:: RECORDED INFORMATION ::

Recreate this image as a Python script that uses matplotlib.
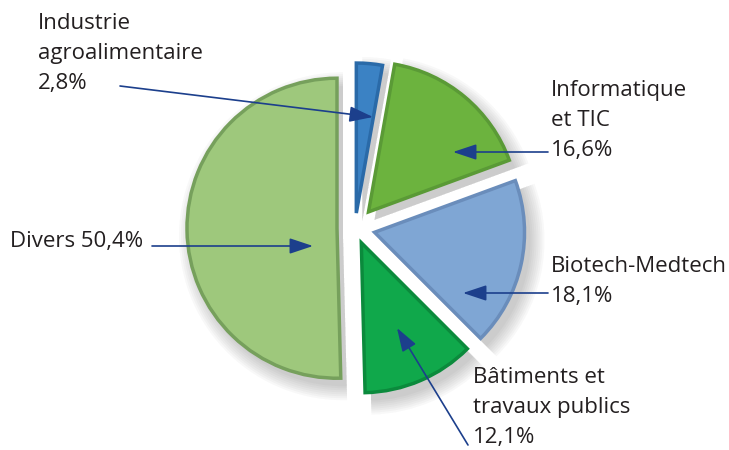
import matplotlib.pyplot as plt

categories = ["Industrie\nagroalimentaire", "Informatique\net TIC", "Biotech-Medtech",
              "Bâtiments et\ntravaux publics", "Divers"]
values = [2.8, 16.6, 18.1, 12.1, 50.4]
value_labels = ["2,8%", "16,6%", "18,1%", "12,1%", "50,4%"]

colors = ["#3b82c4", "#6cb33e", "#7fa6d4", "#10a84b", "#9ec87c"]
edge_colors = ["#2a6aa8", "#5a9a36", "#6a8dbb", "#0b8a3c", "#76a05c"]
explode = [15, 21, 20, 16, 18]  # pixels

W, H = 729, 450
fig = plt.figure(figsize=(W / 100, H / 100), dpi=100)
ax = fig.add_axes([0, 0, 1, 1])
cx, cy, R = 355, H - 228, 150

# soft shadow
for k in range(8):
    ax.pie(values, explode=explode, startangle=90, counterclock=False,
           center=(cx + 6, cy - 8), radius=R + 14 - 2 * k,
           colors=["#404040"] * len(values),
           wedgeprops=dict(linewidth=0, alpha=0.035))

wedges, _ = ax.pie(values, explode=explode, startangle=90, counterclock=False,
                   center=(cx, cy), radius=R, colors=colors,
                   wedgeprops=dict(linewidth=2.5))
for w, ec in zip(wedges, edge_colors):
    w.set_edgecolor(ec)
    w.set_joinstyle("miter")

ax.set_xlim(0, W)
ax.set_ylim(0, H)
ax.set_aspect("equal")
ax.axis("off")

font = dict(family="Open Sans", fontsize=16, color="#231f20", linespacing=1.55)
arrow_color = "#1c3f8c"

# label text positions (pixel coords from top) and arrow start / end
label_layout = [
    ((38, 13), (120, 86), (373, 117)),
    ((551, 80), (548, 152), (453, 152)),
    ((551, 256), (548, 293), (463, 293)),
    ((473, 367), (468, 445), (397, 328)),
    ((10, 231), (152, 246), (313, 246)),
]
for name, val, (tpos, start, tip) in zip(categories, value_labels, label_layout):
    text = f"{name} {val}" if name == "Divers" else f"{name}\n{val}"
    ax.text(tpos[0], H - tpos[1], text, ha="left", va="top", **font)
    ax.annotate("", xy=(tip[0], H - tip[1]), xytext=(start[0], H - start[1]),
                arrowprops=dict(arrowstyle="-|>,head_length=0.9,head_width=0.3",
                                color=arrow_color, lw=1.2, shrinkA=0, shrinkB=0,
                                mutation_scale=16))

fig.savefig("out.png", dpi=100)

:::

### JOB
Give again, exactly, the lines from the start of the data through the one holding "explode = [15, 21, 20, 16, 18]"; omit the pictures.

### FINISHED EXERCISE
Recreate this image as a Python script that uses matplotlib.
import matplotlib.pyplot as plt

categories = ["Industrie\nagroalimentaire", "Informatique\net TIC", "Biotech-Medtech",
              "Bâtiments et\ntravaux publics", "Divers"]
values = [2.8, 16.6, 18.1, 12.1, 50.4]
value_labels = ["2,8%", "16,6%", "18,1%", "12,1%", "50,4%"]

colors = ["#3b82c4", "#6cb33e", "#7fa6d4", "#10a84b", "#9ec87c"]
edge_colors = ["#2a6aa8", "#5a9a36", "#6a8dbb", "#0b8a3c", "#76a05c"]
explode = [15, 21, 20, 16, 18]  # pixels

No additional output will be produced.